The for loop then iterates through each line,
matching it against the regular expression in ASSIGN_LINE using the built-in matchlist() function:
let fields = matchlist(linetext, ASSIGN_LINE)
|
The call to matchlist() returns a list of all
the fields captured by the regex (that is, anything matched by those parts of
the pattern inside \(...\) delimiters). In
this example, if the match succeeds, the resulting fields are a
decomposition that separates out the lvalue,
operator, and rvalue of any assignment
line.
Specifically, a successful call to matchlist() will return a list with the following
elements:
- The full line (because
matchlist()always returns the entire match as its first element) - Everything to the left of the assignment operator
- The assignment operator itself
- Everything to the right of the assignment operator
In that case, the call to add() adds a sublist
of the final three fields to the lines list. If the match failed (that is,
the line didn’t contain an assignment), then matchlist() will return an empty list, so the sublist that
add() appends (fields[1:3] below) will also be empty. This will be used to
indicate a line of no further interest to the reformatter:
call add(lines, fields[1:3]) |
The fourth code block deploys the filter() and
map() functions to analyze the structure of
each line containing an assignment. It first uses a filter() to winnow the list of lines, keeping only those that
were successfully decomposed into multiple components by the previous code
block:
let op_lines = filter(copy(lines), '!empty(v:val)') |
Next the function determines the length of each assignment’s lvalue, by mapping the strlen() function over a copy of the filtered lines:
map(copy(op_lines), 'strlen(v:val[0])') |
The resulting list of lvalue lengths is then
passed to the built-in max() function to
determine the longest lvalue in any assignment.

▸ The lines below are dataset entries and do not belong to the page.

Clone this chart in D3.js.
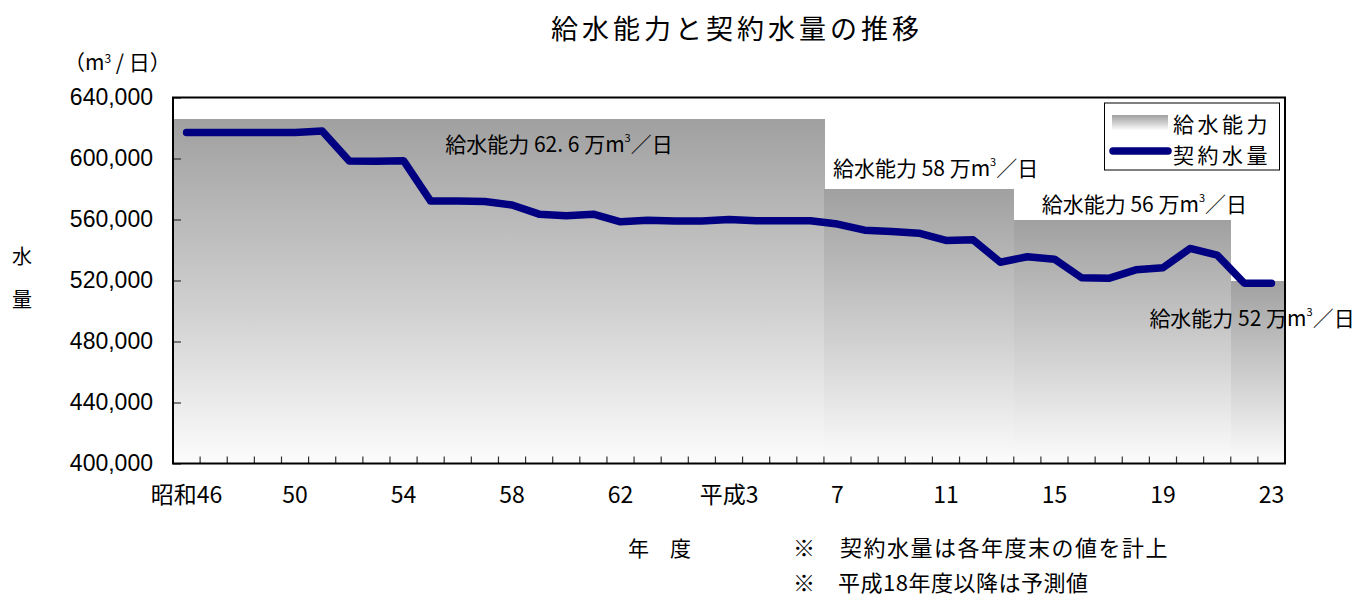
<!DOCTYPE html>
<html>
<head>
<meta charset="utf-8">
<script src="https://cdn.jsdelivr.net/npm/d3@7"></script>
<style>
  body { margin: 0; background: #fff; }
  svg { display: block; }
</style>
</head>
<body>
<svg id="chart" width="1355" height="597"></svg>
<script>
// Fiscal years 昭和46 (1971) – 平成23 (2011)
const categories = [
  "昭和46","47","48","49","50","51","52","53","54","55","56","57","58","59","60","61","62","63",
  "平成元","2","3","4","5","6","7","8","9","10","11","12","13","14","15","16","17","18","19","20","21","22","23"
];
const tickLabels = ["昭和46","50","54","58","62","平成3","7","11","15","19","23"];

// 給水能力 (m³/日) per fiscal year
const supplyCapacity = [
  626000,626000,626000,626000,626000,626000,626000,626000,626000,626000,626000,626000,
  626000,626000,626000,626000,626000,626000,626000,626000,626000,626000,626000,626000,
  580000,580000,580000,580000,580000,580000,580000,
  560000,560000,560000,560000,560000,560000,560000,560000,
  520000,520000
];

// 契約水量 (m³/日) per fiscal year
const contractVolume = [
  617000,617000,617000,617000,617000,618000,598300,598200,598600,572100,572100,571800,
  569500,563500,562500,563500,558500,559500,559000,559000,560000,559200,559200,559200,
  557000,553000,552200,551000,546300,546700,532000,535600,534000,521800,521400,527000,
  528400,541000,536700,518200,518200
];

const yTicks = [400000,440000,480000,520000,560000,600000,640000];

// Capacity period captions
const capacityCaptionValues = ["62. 6","58","56","52"];

const svg = d3.select("#chart");
const plot = { left: 173, right: 1285, top: 97.5, bottom: 463.5 };

const x = d3.scaleBand().domain(categories).range([plot.left, plot.right]).padding(0);
const y = d3.scaleLinear().domain([400000, 640000]).range([plot.bottom, plot.top]);
const bw = x.bandwidth();

const jp = "'Noto Sans CJK JP', 'Noto Sans', sans-serif";
const num = "'Liberation Sans', Arial, sans-serif";

// gradient used by the capacity columns and the legend swatch
const defs = svg.append("defs");
const grad = defs.append("linearGradient").attr("id", "capGrad")
  .attr("x1", 0).attr("y1", 0).attr("x2", 0).attr("y2", 1);
grad.append("stop").attr("offset", "0%").attr("stop-color", "#a0a0a0");
grad.append("stop").attr("offset", "55%").attr("stop-color", "#d0d0d0");
grad.append("stop").attr("offset", "100%").attr("stop-color", "#fcfcfc");

// Title
svg.append("text")
  .attr("x", 737).attr("y", 39)
  .attr("text-anchor", "middle")
  .style("font-family", jp).style("font-size", "27px")
  .style("letter-spacing", "4px")
  .text("給水能力と契約水量の推移");

// Capacity columns
svg.append("g").selectAll("rect")
  .data(categories.map((c, i) => ({ c, v: supplyCapacity[i] })))
  .join("rect")
  .attr("x", d => x(d.c))
  .attr("width", bw + 0.6)
  .attr("y", d => y(d.v))
  .attr("height", d => y(400000) - y(d.v))
  .attr("fill", "url(#capGrad)")
  .attr("shape-rendering", "crispEdges");

// Y axis
const yAxis = d3.axisLeft(y).tickValues(yTicks)
  .tickSizeInner(-8).tickSizeOuter(0)
  .tickPadding(20)
  .tickFormat(d3.format(","));
const gy = svg.append("g").attr("transform", `translate(${plot.left},0)`).call(yAxis);
gy.select(".domain").remove();
gy.selectAll(".tick line").attr("stroke", "#333").attr("stroke-width", 1.2);
gy.selectAll(".tick text")
  .style("font-family", num).style("font-size", "23px").attr("fill", "#000");

// X axis: boundary ticks between years, labels every 4 years
const boundaries = categories.map(c => x(c)).concat([plot.right]);
svg.append("g").selectAll("line")
  .data(boundaries)
  .join("line")
  .attr("x1", d => d).attr("x2", d => d)
  .attr("y1", plot.bottom).attr("y2", plot.bottom - 7)
  .attr("stroke", "#333").attr("stroke-width", 1.2);

const tickCats = categories.filter((c, i) => i % 4 === 0);
const xAxis = d3.axisBottom(x).tickValues(tickCats)
  .tickSize(0).tickPadding(23)
  .tickFormat((d, i) => tickLabels[i]);
const gx = svg.append("g").attr("transform", `translate(0,${plot.bottom})`).call(xAxis);
gx.select(".domain").remove();
gx.selectAll(".tick text")
  .style("font-family", jp).style("font-size", "23px").attr("fill", "#000");

// Plot frame
svg.append("rect")
  .attr("x", plot.left).attr("y", plot.top)
  .attr("width", plot.right - plot.left).attr("height", plot.bottom - plot.top)
  .attr("fill", "none").attr("stroke", "#000").attr("stroke-width", 2);

// Contract volume line
const line = d3.line()
  .x((d, i) => x(categories[i]) + bw / 2)
  .y(d => y(d));
svg.append("path")
  .datum(contractVolume)
  .attr("d", line)
  .attr("fill", "none")
  .attr("stroke", "#000080")
  .attr("stroke-width", 7.5)
  .attr("stroke-linejoin", "round")
  .attr("stroke-linecap", "round");

// Capacity captions, placed relative to each period
const periodStarts = [0, 24, 31, 39];
const captionPlacement = [
  { cat: 10, dx: 1,  dy: 24 },
  { cat: 24, dx: 9,  dy: -22 },
  { cat: 31, dx: 28, dy: -17 },
  { cat: 36, dx: 0,  dy: 36 }
];
captionPlacement.forEach((p, k) => {
  const v = supplyCapacity[periodStarts[k]];
  const t = svg.append("text")
    .attr("x", x(categories[p.cat]) + p.dx)
    .attr("y", y(v) + p.dy)
    .attr("dominant-baseline", "central")
    .style("font-family", jp).style("font-size", "21px").attr("fill", "#000");
  t.append("tspan").text("給水能力 " + capacityCaptionValues[k] + " 万m");
  t.append("tspan").attr("baseline-shift", "55%").style("font-size", "11px").text("3");
  t.append("tspan").text("／日");
});

// Unit label
const unit = svg.append("text")
  .attr("x", 64).attr("y", 70)
  .style("font-family", jp).style("font-size", "21px");
unit.append("tspan").text("（m");
unit.append("tspan").attr("baseline-shift", "55%").style("font-size", "12px").text("3");
unit.append("tspan").text(" / 日）");

// Y axis title
["水", "量"].forEach((ch, i) => {
  svg.append("text")
    .attr("x", 22).attr("y", 264 + i * 43)
    .attr("text-anchor", "middle")
    .style("font-family", jp).style("font-size", "20px")
    .text(ch);
});

// Legend
const lg = svg.append("g");
lg.append("rect")
  .attr("x", 1104.5).attr("y", 103).attr("width", 175).attr("height", 67)
  .attr("fill", "#fff").attr("stroke", "#000").attr("stroke-width", 1);
lg.append("rect")
  .attr("x", 1112).attr("y", 115).attr("width", 56).attr("height", 15)
  .attr("fill", "url(#capGrad)");
lg.append("line")
  .attr("x1", 1113).attr("x2", 1168).attr("y1", 151).attr("y2", 151)
  .attr("stroke", "#000080").attr("stroke-width", 7.5).attr("stroke-linecap", "round");
lg.append("text").attr("x", 1173).attr("y", 123).attr("dominant-baseline", "central")
  .style("font-family", jp).style("font-size", "21px").style("letter-spacing", "3.5px")
  .text("給水能力");
lg.append("text").attr("x", 1173).attr("y", 154).attr("dominant-baseline", "central")
  .style("font-family", jp).style("font-size", "21px").style("letter-spacing", "3.5px")
  .text("契約水量");

// Axis caption and notes
svg.append("text").attr("x", 628).attr("y", 556)
  .style("font-family", jp).style("font-size", "21px")
  .text("年　度");
svg.append("text").attr("x", 793).attr("y", 556)
  .style("font-family", jp).style("font-size", "22px").style("letter-spacing", "1.5px")
  .text("※　契約水量は各年度末の値を計上");
svg.append("text").attr("x", 793).attr("y", 591)
  .style("font-family", jp).style("font-size", "22px").style("letter-spacing", "0.5px")
  .text("※　平成18年度以降は予測値");
</script>
</body>
</html>
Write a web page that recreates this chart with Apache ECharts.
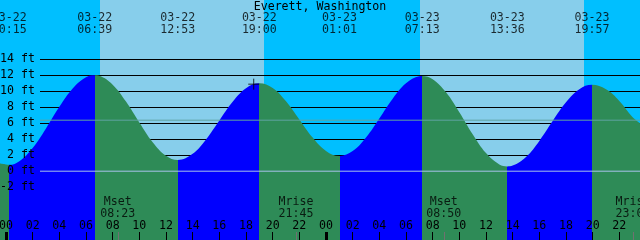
<!DOCTYPE html>
<html><head><meta charset="utf-8">
<script src="https://cdn.jsdelivr.net/npm/echarts@6/dist/echarts.min.js"></script>
<style>html,body{margin:0;padding:0;background:#00BFFF;overflow:hidden}#c{width:640px;height:240px}</style>
</head><body><div id="c"></div>
<script>
// ---- data (hours counted from 03-22 00:00, heights in feet) ----
const stationName = 'Everett, Washington';
const tideHours = [-0.45, 0, 0.25, 1, 2, 3, 4, 5, 6, 6.65, 7, 8, 9, 10, 11, 12, 12.883, 14, 15, 16, 17, 18, 19,
  20, 21, 22, 23, 24, 25.017, 26, 27, 28, 29, 30, 31, 31.217, 32, 33, 34, 35, 36, 37, 37.6, 38, 39, 40, 41, 42, 43, 43.95,
  45, 46, 47, 47.55];
const tideFeet = [0.95, 0.84, 0.8, 1.25, 2.9, 5.35, 8.05, 10.35, 11.75, 12.0, 11.92, 10.82, 8.7, 6.08, 3.61, 1.92, 1.4, 2.17, 3.97, 6.34, 8.68, 10.38, 11.0,
  10.39, 8.73, 6.47, 4.2, 2.53, 1.9, 2.51, 4.22, 6.6, 9.07, 10.98, 11.87, 11.9, 11.49, 9.86, 7.38, 4.63, 2.27, 0.84, 0.6, 0.7, 1.78, 3.79, 6.27, 8.61, 10.25, 10.8,
  10.24, 8.79, 6.75, 6.0];
const extremeHours = [0.25, 6.65, 12.883, 19.0, 25.017, 31.217, 37.6, 43.95];
const extremeDates = ['03-22', '03-22', '03-22', '03-22', '03-23', '03-23', '03-23', '03-23'];
const extremeTimes = ['00:15', '06:39', '12:53', '19:00', '01:01', '07:13', '13:36', '19:57'];
const sunriseHours = [7.05, 31.05];
const sunsetHours = [19.35, 43.35];
const moonHours = [8.383, 21.75, 32.833, 47.017];
const moonEvents = ['Mset', 'Mrise', 'Mset', 'Mrise'];
const moonTimes = ['08:23', '21:45', '08:50', '23:01'];
const hourTicks = [0, 2, 4, 6, 8, 10, 12, 14, 16, 18, 20, 22, 24, 26, 28, 30, 32, 34, 36, 38, 40, 42, 44, 46];
const midnightTicks = [0, 24];
const nowMark = [18.58, 10.88];
const meanLevel = 6.375;
const datumLevel = 0;

// ---- styles ----
const FONT = 'DejaVu Sans Mono';
const FS = 11.6;
const RISE = '#0000FF', FALL = '#2E8B57', DAY = '#87CEEB', NIGHT = '#00BFFF';
const X_MIN = -0.45, X_MAX = 47.55, Y_MIN = -8.6, Y_MAX = 21.4;

const pieces = [];
let prev = null;
extremeHours.forEach((t, i) => {
  const p = { lt: t, color: i % 2 === 0 ? FALL : RISE };
  if (prev !== null) p.gte = prev;
  pieces.push(p);
  prev = t;
});
pieces.push({ gte: prev, color: extremeHours.length % 2 === 0 ? FALL : RISE });

const txt = { fontFamily: FONT, fontSize: FS, color: '#000' };
const noLine = { show: false, onZero: false };
const chart = echarts.init(document.getElementById('c'), null, { renderer: 'canvas' });
chart.setOption({
  animation: false,
  backgroundColor: NIGHT,
  title: { text: stationName, left: 'center', top: 0.5, padding: 0,
    textStyle: Object.assign({ fontWeight: 'normal', lineHeight: 12 }, txt) },
  grid: [
    { left: 0, right: 0, top: 0, bottom: 0, show: true, backgroundColor: NIGHT, borderWidth: 0,
      containLabel: false, outerBoundsMode: 'none' },
    { left: 40, right: 0, top: 171.2 - 14 * 8, height: 16 * 8, containLabel: false, outerBoundsMode: 'none' }
  ],
  visualMap: { type: 'piecewise', show: false, dimension: 0, seriesIndex: 0, pieces: pieces },
  xAxis: [
    { type: 'value', gridIndex: 0, min: X_MIN, max: X_MAX, position: 'bottom', z: 10,
      axisLine: noLine, splitLine: { show: false },
      axisTick: { show: true, inside: true, length: 8, customValues: hourTicks, lineStyle: { color: '#000', width: 1 } },
      axisLabel: Object.assign({ show: true, inside: true, margin: 8, lineHeight: 12, customValues: hourTicks,
        hideOverlap: false, formatter: v => String(Math.round(v) % 24).padStart(2, '0') }, txt) },
    { type: 'value', gridIndex: 0, min: X_MIN, max: X_MAX, position: 'bottom', z: 11,
      axisLine: noLine, splitLine: { show: false }, axisLabel: { show: false },
      axisTick: { show: true, inside: true, length: 8, customValues: midnightTicks, lineStyle: { color: '#000', width: 3 } } },
    { type: 'value', gridIndex: 0, min: X_MIN, max: X_MAX, position: 'bottom', z: 11,
      axisLine: noLine, splitLine: { show: false }, axisLabel: { show: false },
      axisTick: { show: true, inside: true, length: 8, customValues: moonHours, lineStyle: { color: '#707070', width: 1 } } },
    { type: 'value', gridIndex: 1, min: 0, max: 1, show: false, axisLine: noLine }
  ],
  yAxis: [
    { type: 'value', gridIndex: 0, min: Y_MIN, max: Y_MAX, show: false, axisLine: noLine },
    { type: 'value', gridIndex: 1, min: -2, max: 14, interval: 2, z: 1.5,
      axisLine: noLine, axisTick: { show: false }, axisLabel: { show: false },
      splitLine: { show: true, lineStyle: { color: '#000', width: 1 } } },
    { type: 'value', gridIndex: 1, min: -2, max: 14, interval: 2, z: 10, position: 'left',
      axisLine: noLine, axisTick: { show: false }, splitLine: { show: false },
      axisLabel: Object.assign({ show: true, margin: 5, formatter: '{value} ft' }, txt) }
  ],
  series: [
    { type: 'line', name: 'tide', xAxisIndex: 0, yAxisIndex: 0, z: 2,
      data: tideHours.map((t, i) => [t, tideFeet[i]]),
      showSymbol: false, symbol: 'none', smooth: 0.4,
      lineStyle: { width: 0 }, areaStyle: { opacity: 1, origin: 'start' },
      markArea: { silent: true, z: 1, itemStyle: { color: DAY },
        data: sunriseHours.map((t, i) => [{ xAxis: t }, { xAxis: sunsetHours[i] }]) } },
    { type: 'line', name: 'datum', xAxisIndex: 3, yAxisIndex: 1, z: 3, symbol: 'none',
      data: [[0, datumLevel], [1, datumLevel]], lineStyle: { color: '#A9C3EA', width: 1 } },
    { type: 'line', name: 'msl', xAxisIndex: 3, yAxisIndex: 1, z: 3, symbol: 'none',
      data: [[0, meanLevel], [1, meanLevel]], lineStyle: { color: '#5FA3A0', width: 1 } },
    { type: 'scatter', name: 'tideLabels', xAxisIndex: 0, yAxisIndex: 0, z: 10, clip: false,
      symbol: 'rect', symbolSize: 1, itemStyle: { color: 'transparent' },
      data: extremeHours.map(t => [t, Y_MAX]),
      label: Object.assign({ show: true, position: 'inside', offset: [0, 24], lineHeight: 12, align: 'center',
        formatter: p => extremeDates[p.dataIndex] + '\n' + extremeTimes[p.dataIndex] }, txt) },
    { type: 'scatter', name: 'moonLabels', xAxisIndex: 0, yAxisIndex: 0, z: 10, clip: false,
      symbol: 'rect', symbolSize: 1, itemStyle: { color: 'transparent' },
      data: moonHours.map(t => [t, Y_MIN]),
      label: Object.assign({ show: true, position: 'inside', offset: [0, -32.25], lineHeight: 12.5, align: 'center',
        formatter: p => moonEvents[p.dataIndex] + '\n' + moonTimes[p.dataIndex] }, txt) },
    { type: 'scatter', name: 'now', xAxisIndex: 0, yAxisIndex: 0, z: 10,
      symbol: 'path://M0,5L10,5M5,0L5,10', symbolSize: 11,
      itemStyle: { color: 'transparent', borderColor: '#000', borderWidth: 1 },
      data: [nowMark] }
  ]
});
</script></body></html>
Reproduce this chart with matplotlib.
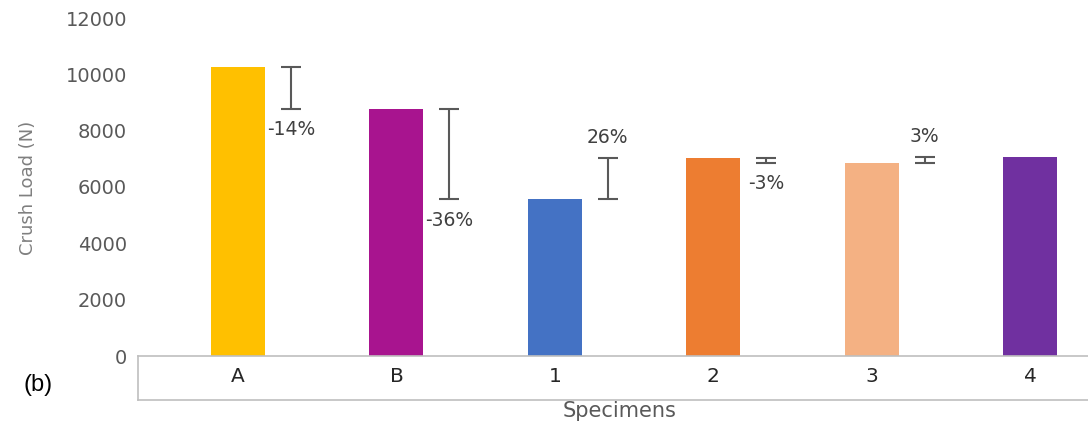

The maximal length determines the column at which all the assignment
operators will need to be aligned (that is, one column beyond the widest
lvalue):
let max_lval = max( map(copy(op_lines),'strlen(v:val[0])') ) + 1 |
In the same way, the final line of the fourth code block determines the maximal number of columns required to accommodate the various assignment operators that were found, by mapping and then maximizing their individual string lengths:
let max_op = max( map(copy(op_lines),'strlen(v:val[1])' ) ) |
The final code block then reformats the assignment lines, by iterating
through the original buffer line numbers (linenum) and through each line in the lines list, in
parallel:
let linenum = firstline for line in lines |
Each iteration of the loop checks whether a particular line needs to be
reformatted (that is, whether it was decomposed successfully around an
assignment operation). If so, the function creates a new version of the
line, using a printf() to reformat the line’s
components:
if !empty(line)
let newline = printf("%-*s%*s%s", max_lval, line[0], max_op, line[1], line[2])
|
That new line is then written back to the editor buffer by calling setline(), and the line tracking is updated for
the next iteration:
call setline(linenum, newline)
endif
let linenum += 1
|
Once all the lines have been processed, the buffer will have been
completely updated and all the relevant assignment operators aligned to a
suitable column. Because it can take advantage of Vimscript's excellent
support for lists and list operations, the code for this second version of
AlignAssignments() is about 15 percent
shorter than that of the previous version. Far more importantly, however,
the function does only one-third as many buffer accesses, and the code is
much clearer and more maintainable.
Example 2: Enhancing Vim’s completion facilities
Vim has a sophisticated built-in text-completion mechanism, which you can
learn about by typing :help ins-completion in
any Vim session.
One of the most commonly used completion modes is keyword
completion. You can use it any time you’re inserting text, by
pressing CTRL-N. When you do, it searches various locations (as
specified by the "complete" option), looking
for words that start with whatever sequence of characters immediately
precedes the cursor. By default, it looks in the current buffer you’re
editing, any other buffers you’ve edited in the same session, any tag
files you’ve loaded, and any files that are included from your text (via
the include option).
For example, if you had the preceding two paragraphs in a buffer, and then—in insertion mode—you typed:
My use of Vim is increasingly so<CTRL-N> |
Vim would search the text and determine that the only word beginning with "so..." was sophisticated, and would complete that word immediately:
My use of Vim is increasingly sophisticated_ |
On the other hand, if you typed:
My repertoire of editing skills is bu<CTRL-N> |
Vim would detect three possible completions: built, buffer, and buffers. By default, it would show a menu of alternatives:
Listing 21. Text completion with alternatives
My repertoire of editing skills is bu_
built
buffer
buffers
|
and you could then use a sequence of CTRL-N and CTRL-P (or the up- and down-arrows) to step through the menu and select the word you wanted.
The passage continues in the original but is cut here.